───── Collected material ─────

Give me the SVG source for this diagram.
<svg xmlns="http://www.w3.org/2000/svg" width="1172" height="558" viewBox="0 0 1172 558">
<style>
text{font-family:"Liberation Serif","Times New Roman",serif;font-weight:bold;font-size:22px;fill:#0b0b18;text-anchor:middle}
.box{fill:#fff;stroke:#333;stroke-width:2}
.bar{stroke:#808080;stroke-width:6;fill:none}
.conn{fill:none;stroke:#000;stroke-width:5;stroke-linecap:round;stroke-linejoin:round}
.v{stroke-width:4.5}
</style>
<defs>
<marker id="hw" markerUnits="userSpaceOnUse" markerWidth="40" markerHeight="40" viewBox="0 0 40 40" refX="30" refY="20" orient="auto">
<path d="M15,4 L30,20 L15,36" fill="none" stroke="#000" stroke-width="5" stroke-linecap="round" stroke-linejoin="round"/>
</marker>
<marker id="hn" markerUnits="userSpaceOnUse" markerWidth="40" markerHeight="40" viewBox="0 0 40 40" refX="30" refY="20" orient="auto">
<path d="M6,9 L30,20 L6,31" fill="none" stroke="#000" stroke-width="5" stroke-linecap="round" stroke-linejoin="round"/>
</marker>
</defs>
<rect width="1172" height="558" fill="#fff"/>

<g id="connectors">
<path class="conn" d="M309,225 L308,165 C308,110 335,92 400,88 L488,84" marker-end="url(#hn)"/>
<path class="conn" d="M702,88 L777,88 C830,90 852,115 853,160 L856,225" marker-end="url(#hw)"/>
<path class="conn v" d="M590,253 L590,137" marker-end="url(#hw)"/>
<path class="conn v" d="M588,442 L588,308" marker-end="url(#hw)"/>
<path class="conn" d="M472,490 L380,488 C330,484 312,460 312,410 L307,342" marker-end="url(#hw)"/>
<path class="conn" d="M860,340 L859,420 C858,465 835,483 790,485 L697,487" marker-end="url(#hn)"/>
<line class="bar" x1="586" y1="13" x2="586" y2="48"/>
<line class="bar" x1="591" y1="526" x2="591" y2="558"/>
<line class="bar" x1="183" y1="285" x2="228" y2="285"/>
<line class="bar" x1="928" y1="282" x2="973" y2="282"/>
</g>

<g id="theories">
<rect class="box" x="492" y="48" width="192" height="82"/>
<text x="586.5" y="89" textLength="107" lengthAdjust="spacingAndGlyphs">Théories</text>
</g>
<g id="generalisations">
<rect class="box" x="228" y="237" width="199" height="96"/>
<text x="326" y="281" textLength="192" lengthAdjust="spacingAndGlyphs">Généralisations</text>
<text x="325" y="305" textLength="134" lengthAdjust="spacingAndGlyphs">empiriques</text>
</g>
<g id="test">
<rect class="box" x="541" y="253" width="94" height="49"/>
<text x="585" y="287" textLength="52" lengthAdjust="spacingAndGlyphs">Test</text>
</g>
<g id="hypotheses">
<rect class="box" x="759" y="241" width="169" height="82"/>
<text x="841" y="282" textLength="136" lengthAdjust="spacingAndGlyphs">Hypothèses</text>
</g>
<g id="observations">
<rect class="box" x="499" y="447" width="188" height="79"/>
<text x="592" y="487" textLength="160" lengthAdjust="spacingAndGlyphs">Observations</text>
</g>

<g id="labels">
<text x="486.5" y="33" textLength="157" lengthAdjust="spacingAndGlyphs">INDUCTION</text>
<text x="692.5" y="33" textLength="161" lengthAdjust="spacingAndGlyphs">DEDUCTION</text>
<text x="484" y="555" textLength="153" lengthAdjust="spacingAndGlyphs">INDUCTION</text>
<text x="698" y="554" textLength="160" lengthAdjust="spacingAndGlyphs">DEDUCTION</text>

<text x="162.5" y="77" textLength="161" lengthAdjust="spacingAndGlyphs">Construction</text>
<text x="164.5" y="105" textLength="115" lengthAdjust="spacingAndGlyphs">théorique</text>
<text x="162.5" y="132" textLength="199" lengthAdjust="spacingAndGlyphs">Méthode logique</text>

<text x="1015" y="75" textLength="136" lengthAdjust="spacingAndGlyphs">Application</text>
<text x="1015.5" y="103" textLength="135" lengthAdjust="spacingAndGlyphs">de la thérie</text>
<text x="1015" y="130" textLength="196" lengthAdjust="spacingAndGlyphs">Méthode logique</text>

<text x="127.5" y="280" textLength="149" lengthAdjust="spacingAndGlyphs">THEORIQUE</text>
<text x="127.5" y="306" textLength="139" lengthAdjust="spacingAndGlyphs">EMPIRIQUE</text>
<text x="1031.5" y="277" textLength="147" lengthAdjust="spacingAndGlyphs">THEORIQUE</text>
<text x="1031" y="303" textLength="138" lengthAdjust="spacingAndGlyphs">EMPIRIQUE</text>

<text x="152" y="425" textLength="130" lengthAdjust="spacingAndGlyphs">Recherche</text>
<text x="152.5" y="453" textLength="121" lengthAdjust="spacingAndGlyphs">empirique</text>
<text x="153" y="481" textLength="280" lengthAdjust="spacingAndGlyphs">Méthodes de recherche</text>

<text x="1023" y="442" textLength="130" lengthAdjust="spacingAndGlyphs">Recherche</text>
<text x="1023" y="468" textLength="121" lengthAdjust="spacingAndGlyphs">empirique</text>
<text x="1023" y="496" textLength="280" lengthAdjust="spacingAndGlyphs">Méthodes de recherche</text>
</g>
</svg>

─────

Reproduce the complete set of lines precisely as supplied.

Give me the SVG source for this diagram.
<svg xmlns="http://www.w3.org/2000/svg" width="1172" height="558" viewBox="0 0 1172 558">
<style>
text{font-family:"Liberation Serif","Times New Roman",serif;font-weight:bold;font-size:22px;fill:#0b0b18;text-anchor:middle}
.box{fill:#fff;stroke:#333;stroke-width:2}
.bar{stroke:#808080;stroke-width:6;fill:none}
.conn{fill:none;stroke:#000;stroke-width:5;stroke-linecap:round;stroke-linejoin:round}
.v{stroke-width:4.5}
</style>
<defs>
<marker id="hw" markerUnits="userSpaceOnUse" markerWidth="40" markerHeight="40" viewBox="0 0 40 40" refX="30" refY="20" orient="auto">
<path d="M15,4 L30,20 L15,36" fill="none" stroke="#000" stroke-width="5" stroke-linecap="round" stroke-linejoin="round"/>
</marker>
<marker id="hn" markerUnits="userSpaceOnUse" markerWidth="40" markerHeight="40" viewBox="0 0 40 40" refX="30" refY="20" orient="auto">
<path d="M6,9 L30,20 L6,31" fill="none" stroke="#000" stroke-width="5" stroke-linecap="round" stroke-linejoin="round"/>
</marker>
</defs>
<rect width="1172" height="558" fill="#fff"/>

<g id="connectors">
<path class="conn" d="M309,225 L308,165 C308,110 335,92 400,88 L488,84" marker-end="url(#hn)"/>
<path class="conn" d="M702,88 L777,88 C830,90 852,115 853,160 L856,225" marker-end="url(#hw)"/>
<path class="conn v" d="M590,253 L590,137" marker-end="url(#hw)"/>
<path class="conn v" d="M588,442 L588,308" marker-end="url(#hw)"/>
<path class="conn" d="M472,490 L380,488 C330,484 312,460 312,410 L307,342" marker-end="url(#hw)"/>
<path class="conn" d="M860,340 L859,420 C858,465 835,483 790,485 L697,487" marker-end="url(#hn)"/>
<line class="bar" x1="586" y1="13" x2="586" y2="48"/>
<line class="bar" x1="591" y1="526" x2="591" y2="558"/>
<line class="bar" x1="183" y1="285" x2="228" y2="285"/>
<line class="bar" x1="928" y1="282" x2="973" y2="282"/>
</g>

<g id="theories">
<rect class="box" x="492" y="48" width="192" height="82"/>
<text x="586.5" y="89" textLength="107" lengthAdjust="spacingAndGlyphs">Théories</text>
</g>
<g id="generalisations">
<rect class="box" x="228" y="237" width="199" height="96"/>
<text x="326" y="281" textLength="192" lengthAdjust="spacingAndGlyphs">Généralisations</text>
<text x="325" y="305" textLength="134" lengthAdjust="spacingAndGlyphs">empiriques</text>
</g>
<g id="test">
<rect class="box" x="541" y="253" width="94" height="49"/>
<text x="585" y="287" textLength="52" lengthAdjust="spacingAndGlyphs">Test</text>
</g>
<g id="hypotheses">
<rect class="box" x="759" y="241" width="169" height="82"/>
<text x="841" y="282" textLength="136" lengthAdjust="spacingAndGlyphs">Hypothèses</text>
</g>
<g id="observations">
<rect class="box" x="499" y="447" width="188" height="79"/>
<text x="592" y="487" textLength="160" lengthAdjust="spacingAndGlyphs">Observations</text>
</g>

<g id="labels">
<text x="486.5" y="33" textLength="157" lengthAdjust="spacingAndGlyphs">INDUCTION</text>
<text x="692.5" y="33" textLength="161" lengthAdjust="spacingAndGlyphs">DEDUCTION</text>
<text x="484" y="555" textLength="153" lengthAdjust="spacingAndGlyphs">INDUCTION</text>
<text x="698" y="554" textLength="160" lengthAdjust="spacingAndGlyphs">DEDUCTION</text>

<text x="162.5" y="77" textLength="161" lengthAdjust="spacingAndGlyphs">Construction</text>
<text x="164.5" y="105" textLength="115" lengthAdjust="spacingAndGlyphs">théorique</text>
<text x="162.5" y="132" textLength="199" lengthAdjust="spacingAndGlyphs">Méthode logique</text>

<text x="1015" y="75" textLength="136" lengthAdjust="spacingAndGlyphs">Application</text>
<text x="1015.5" y="103" textLength="135" lengthAdjust="spacingAndGlyphs">de la thérie</text>
<text x="1015" y="130" textLength="196" lengthAdjust="spacingAndGlyphs">Méthode logique</text>

<text x="127.5" y="280" textLength="149" lengthAdjust="spacingAndGlyphs">THEORIQUE</text>
<text x="127.5" y="306" textLength="139" lengthAdjust="spacingAndGlyphs">EMPIRIQUE</text>
<text x="1031.5" y="277" textLength="147" lengthAdjust="spacingAndGlyphs">THEORIQUE</text>
<text x="1031" y="303" textLength="138" lengthAdjust="spacingAndGlyphs">EMPIRIQUE</text>

<text x="152" y="425" textLength="130" lengthAdjust="spacingAndGlyphs">Recherche</text>
<text x="152.5" y="453" textLength="121" lengthAdjust="spacingAndGlyphs">empirique</text>
<text x="153" y="481" textLength="280" lengthAdjust="spacingAndGlyphs">Méthodes de recherche</text>

<text x="1023" y="442" textLength="130" lengthAdjust="spacingAndGlyphs">Recherche</text>
<text x="1023" y="468" textLength="121" lengthAdjust="spacingAndGlyphs">empirique</text>
<text x="1023" y="496" textLength="280" lengthAdjust="spacingAndGlyphs">Méthodes de recherche</text>
</g>
</svg>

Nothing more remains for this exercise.